Barbra Streisand: He’s lying. That’s not what you said yesterday.
Seth Rogen: That’s not true. I only would have done it if Barbra was doing it. No for me it was funny. They were like why don’t you do this movie with Barbra, but Barbra’s not sure if she wants to do it. And I was like, “Well, just let me know if she says yes.” And then I really made like two movies during that time and we were like editing 50/50 and I got a call and they were like, “Barbra said yes.” Really? Oh, okay, great.
Barbra Streisand: It’s great to feel wanted, you know.
Barbra you look great in the film and here today, what is your secret?
Barbra Streisand: God, what is my secret?
Seth Rogen: Sitting next to me helps.
Barbra Streisand: He is so funny. That was funny, Seth, very funny. No, if you knew all my self-doubt. My God. I don’t know. Maybe I’m slightly childish or something like that. I don’t know. I kind of like the child part of me. Maybe it reflects in my face or something. I don’t know.
Barbra, you can sing and you act, serious, comedy and compose, write, direct and everything you’ve so done well. So what you cannot do well?
Barbra Streisand: I can’t cook. I can’t cook at all. I mean I would not know how to make coffee or sort of boil an egg. Maybe I could figure that one out.
Seth Rogen: You should just try one day.
Barbra Streisand: I took cooking classes. By the way, I know how to make chocolate soufflé.

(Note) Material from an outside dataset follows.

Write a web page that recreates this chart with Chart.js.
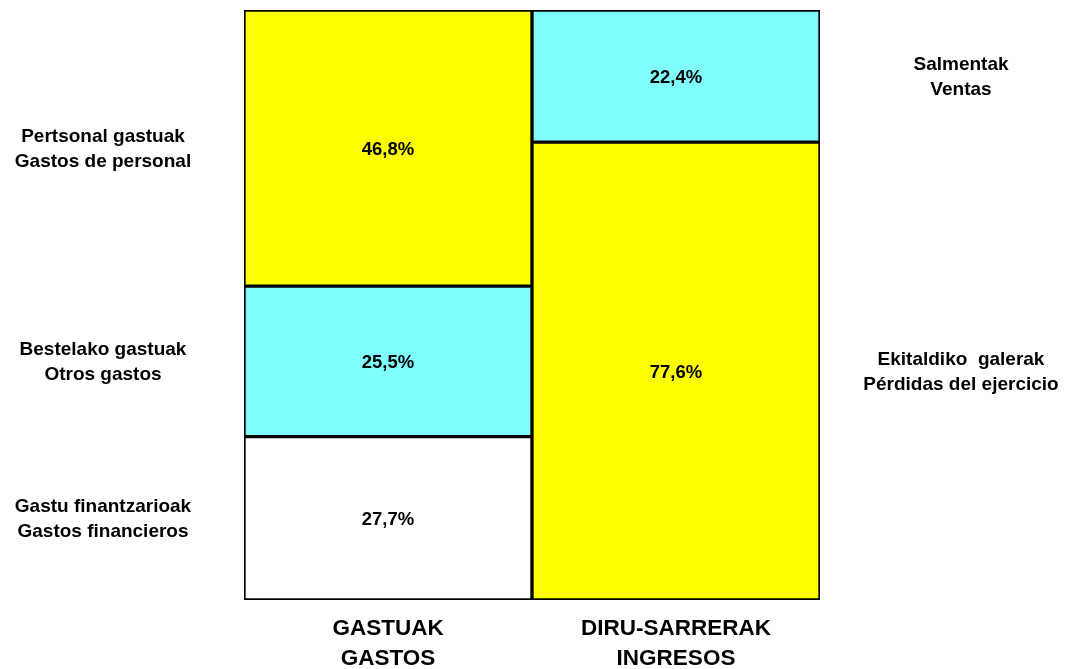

Seth Rogen: That’s pretty good.
Barbra Streisand: Just ask me if I want to make chocolate soufflé. I’d rather have somebody else make the chocolate soufflé and I eat it because I found when I took cooking classes, I didn’t wanna eat it, you know. The joy was gone. I was always filthy with the stuff and how do they keep their hands clean and then cleaning up. No, I don’t like that much.
Seth how did you approach your character Andy?

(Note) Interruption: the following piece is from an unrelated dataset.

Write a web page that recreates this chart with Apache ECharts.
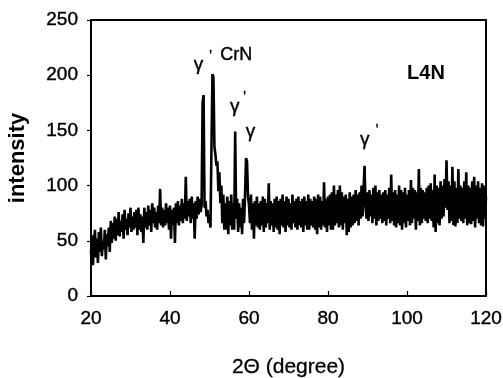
<!DOCTYPE html>
<html><head><meta charset="utf-8">
<script src="https://cdn.jsdelivr.net/npm/echarts@6/dist/echarts.min.js"></script>
<style>html,body{margin:0;padding:0;background:#fff}#c{width:503px;height:378px}</style>
</head><body><div id="c"></div>
<script>
// 2-theta sampling: start angle and step (degrees)
const angleStart = 20;
const angleStep = 0.25;
// intensity, 4 samples per degree, 20 .. 120
const intensity = [
  38,55,28,48, 60,35,52,30, 58,40,62,36, 50,42,60,33, 56,45,62,40,
  68,48,66,52, 72,50,70,55, 76,54,68,58, 74,52,78,60, 70,55,75,62,
  80,58,72,60, 76,62,78,55, 80,60,74,58, 72,48,80,62, 76,60,82,64,
  78,58,84,66, 80,62,76,60, 82,66,97,64, 80,62,78,64, 84,66,80,60,
  82,52,78,64, 80,48,84,66, 86,64,82,68, 88,66,84,70, 108,68,86,72,
  88,66,90,70, 84,52,86,70, 90,74,88,76, 82,175,182,80, 86,72,78,66,
  72,62,135,201, 198,135,128,118, 122,95,112,84, 100,66,92,60, 84,60,90,56,
  86,64,92,60, 84,60,149,70, 88,58,84,62, 80,56,88,66, 92,125,122,90,
  82,66,92,60, 84,52,86,64, 90,62,84,60, 86,64,90,58, 88,62,84,66,
  102,60,86,64, 84,58,88,62, 90,60,86,56, 88,64,92,62, 86,58,90,64,
  88,62,84,60, 92,66,86,62, 88,60,90,64, 86,62,88,58, 90,64,86,60,
  92,60,88,64, 86,62,90,60, 88,56,92,62, 90,60,86,64, 103,62,88,58,
  90,64,92,60, 94,60,100,64, 92,66,96,62, 100,64,94,60, 90,66,92,55,
  88,58,94,62, 90,64,92,66, 96,68,92,64, 94,70,100,72, 96,118,82,70,
  94,68,96,72, 92,66,98,70, 100,64,94,68, 96,70,92,66, 94,68,96,64,
  92,70,98,66, 110,68,94,64, 96,62,92,66, 100,64,96,60, 94,66,98,62,
  92,68,96,64, 105,66,98,70, 96,60,94,68, 115,64,98,66, 96,70,94,68,
  98,66,100,70, 102,68,96,62, 110,58,100,66, 98,64,104,70, 100,72,106,80,
  123,78,104,66, 100,68,117,64, 104,63,98,66, 115,70,100,68, 98,66,104,70,
  112,64,100,66, 98,65,104,68, 108,62,100,70, 104,66,98,64, 102,63,100,70,
  90
];
const xTicks = [20, 40, 60, 80, 100, 120];
const yTicks = [0, 50, 100, 150, 200, 250];
// peak annotations: text, angle, intensity, size
const annTexts  = ["γ", "'", "CrN", "γ", "'", "γ", "γ", "'"];
const annAngles = [47.2, 50.3, 56.8, 56.4, 58.9, 60.4, 89.3, 92.4];
const annValues = [209.5, 217, 218.5, 171, 180, 148.5, 141.5, 150.5];
const annSizes  = [19, 14, 18, 19, 14, 19, 19, 14];
const sampleName = "L4N";
const sampleAt = [104.8, 202];

const data = intensity.map((v, i) => [angleStart + i * angleStep, v]);
const font = '"Liberation Sans", Arial, sans-serif';
const chart = echarts.init(document.getElementById('c'), null, {renderer: 'canvas'});
const lbl = {fontFamily: font, fontSize: 19, color: '#000', textBorderColor: '#000', textBorderWidth: 0.4};
chart.setOption({
  animation: false,
  backgroundColor: '#fff',
  grid: {left: 91, right: 17, top: 20, bottom: 82, show: true, borderColor: '#000', borderWidth: 2,
         outerBoundsMode: 'none', containLabel: false},
  xAxis: {
    type: 'value', min: xTicks[0], max: xTicks[xTicks.length - 1], interval: 20,
    name: '2Θ (degree)', nameLocation: 'middle', nameGap: 61,
    nameTextStyle: {fontFamily: font, fontSize: 21, color: '#000', textBorderColor: '#000', textBorderWidth: 0.3},
    axisLine: {lineStyle: {color: '#000', width: 2}},
    axisTick: {inside: true, length: 5, lineStyle: {color: '#000', width: 1.2}},
    axisLabel: Object.assign({margin: 13}, lbl),
    splitLine: {show: false}
  },
  yAxis: {
    type: 'value', min: yTicks[0], max: yTicks[yTicks.length - 1], interval: 50,
    name: 'intensity', nameLocation: 'middle', nameGap: 62,
    nameTextStyle: {fontFamily: font, fontSize: 22, fontWeight: 'bold', color: '#000'},
    axisLine: {lineStyle: {color: '#000', width: 2}},
    axisTick: {length: 4, lineStyle: {color: '#000', width: 1.2}},
    axisLabel: Object.assign({margin: 13}, lbl),
    splitLine: {show: false}
  },
  series: [{
    type: 'line', data: data, symbol: 'none', silent: true,
    lineStyle: {color: '#000', width: 2.6}
  }]
});
const g = annTexts.map((t, i) => {
  const p = chart.convertToPixel({gridIndex: 0}, [annAngles[i], annValues[i]]);
  return {type: 'text', x: p[0], y: p[1], style: {text: t, fontFamily: font, fontSize: annSizes[i], fill: '#000', stroke: '#000', lineWidth: 0.4, align: 'center', verticalAlign: 'middle'}};
});
const pL = chart.convertToPixel({gridIndex: 0}, sampleAt);
g.push({type: 'text', x: pL[0], y: pL[1], style: {text: sampleName, fontFamily: font, fontSize: 20, fontWeight: 'bold', fill: '#000', align: 'center', verticalAlign: 'middle'}});
chart.setOption({graphic: g});
</script></body></html>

Seth Rogen: How I approached Andy. I mean I really thought of it kind of it’s like a very real time performance. You are kind of just thrown into the movie with him so I kinda thought I should be as real and natural as possible. He’s not a particular funny guy. He’s not even in a particularly good mood for the majority of the movie. But I thought that, you know, if you seem a little vulnerable, people seem to relate to that and I think that was kind of the balance. We got options, honestly I would do takes where I was more harsh with Barbra and takes where I was less harsh and takes where I was more annoyed and less annoyed and takes where I was just fully entertained by her and takes where I was like, “Oh, just the fuck up.” We knew that it would be somewhere in there. To me that’s kind of how I act especially when you don’t know. The line is how annoying can she be versus how annoyed can he be and when does that start to get grating. You gotta make sure you relate with both of them. Is it too much on her? Is it too much on him? So we talked a lot about it while we were filming just as far as like, “Okay, that last take was harsh. We should make sure we get one that’s less harsh.”

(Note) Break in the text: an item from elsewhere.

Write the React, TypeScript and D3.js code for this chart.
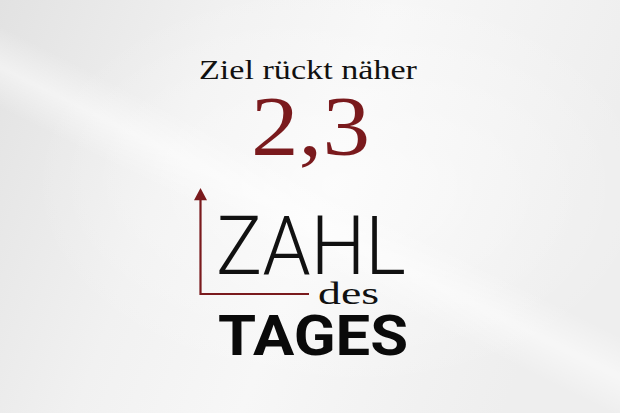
import React from 'react';
import * as d3 from 'd3';

// content of the card
const headline = 'Ziel rückt näher';
const figure = '2,3';
const brandWords = ['ZAHL', 'des', 'TAGES'];
// arrow corner: [x-axis end, y-axis top] in the arrow's own 0..1 domain
const arrowDomain = [0, 1];

const W = 620;
const H = 413;
const RED = '#7a1a1d';
const SERIF = "'Liberation Serif', 'Times New Roman', Times, serif";

export default function App() {
  // small linear scales for the corner arrow
  const ax = d3.scaleLinear().domain(arrowDomain).range([200.5, 309]);
  const ay = d3.scaleLinear().domain(arrowDomain).range([294, 188]);

  const axisPath = d3.line()([
    [ax(0), ay(0.9)],
    [ax(0), ay(0)],
    [ax(1), ay(0)],
  ]);
  const head = d3.line()([
    [ax(0) - 6.5, ay(0.885)],
    [ax(0) + 6.5, ay(0.885)],
    [ax(0), ay(1)],
  ]) + 'Z';

  return (
    <svg
      width={W}
      height={H}
      viewBox={`0 0 ${W} ${H}`}
      style={{ position: 'absolute', left: 0, top: 0, display: 'block' }}
    >
      <defs>
        <linearGradient id="bg" x1="0" y1="0" x2="1" y2="0.25">
          <stop offset="0" stopColor="#e2e2e2" />
          <stop offset="0.35" stopColor="#f1f1f1" />
          <stop offset="0.6" stopColor="#f7f7f7" />
          <stop offset="1" stopColor="#eeeeee" />
        </linearGradient>
        <linearGradient id="streak" x1="0.15" y1="0.9" x2="0.75" y2="0.1">
          <stop offset="0" stopColor="#ffffff" stopOpacity="0" />
          <stop offset="0.42" stopColor="#ffffff" stopOpacity="0" />
          <stop offset="0.5" stopColor="#ffffff" stopOpacity="0.5" />
          <stop offset="0.58" stopColor="#ffffff" stopOpacity="0" />
          <stop offset="1" stopColor="#ffffff" stopOpacity="0" />
        </linearGradient>
        <radialGradient id="glow" cx="0.55" cy="0.45" r="0.5">
          <stop offset="0" stopColor="#ffffff" stopOpacity="0.6" />
          <stop offset="1" stopColor="#ffffff" stopOpacity="0" />
        </radialGradient>
      </defs>
      <rect width={W} height={H} fill="url(#bg)" />
      <rect width={W} height={H} fill="url(#glow)" />
      <rect width={W} height={H} fill="url(#streak)" />

      <text
        x={199}
        y={79}
        textLength={218}
        lengthAdjust="spacingAndGlyphs"
        fontFamily={SERIF}
        fontSize={28}
        fill="#111"
      >
        {headline}
      </text>

      <text
        x={251}
        y={155}
        textLength={119}
        lengthAdjust="spacingAndGlyphs"
        fontFamily={SERIF}
        fontSize={84}
        fill={RED}
      >
        {figure}
      </text>

      <path d={axisPath ?? ''} fill="none" stroke={RED} strokeWidth={2.2} />
      <path d={head} fill={RED} />

      <text
        x={216}
        y={274}
        textLength={190}
        lengthAdjust="spacingAndGlyphs"
        fontFamily="Roboto, 'DejaVu Sans', sans-serif"
        fontWeight={300}
        fontSize={82}
        fill="#111"
      >
        {brandWords[0]}
      </text>

      <text
        x={318}
        y={304}
        textLength={61}
        lengthAdjust="spacingAndGlyphs"
        fontFamily={SERIF}
        fontSize={32}
        fill="#111"
      >
        {brandWords[1]}
      </text>

      <text
        x={218}
        y={355}
        textLength={190}
        lengthAdjust="spacingAndGlyphs"
        fontFamily="Roboto, 'DejaVu Sans', sans-serif"
        fontWeight={700}
        fontSize={56}
        fill="#0a0a0a"
      >
        {brandWords[2]}
      </text>
    </svg>
  );
}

Barbra Streisand: It’s like playing an instrument. I mean as the director, you know, she modulates. But it is interesting, isn’t it? When we started to show the movie and then if they found him a little mean to me, she had that many takes, you know. I love it because it’s a transformative kind of movie. I mean they start at one point. Both of them kind of tragically alone. Not finding a mate and then at the end there are many more possibilities, the horizons open. Oh, there’s more to life than The Gap. He took me out of my shell. It was a very loving gesture and so it’s about love. I always say it’s a different kind of love story.
Seth Rogen: Which to me sounds gross.
Barbra Streisand: See where your mind goes. His mind goes to the sexual always, right?
Seth Rogen: Right in the gutter, right in the gutter.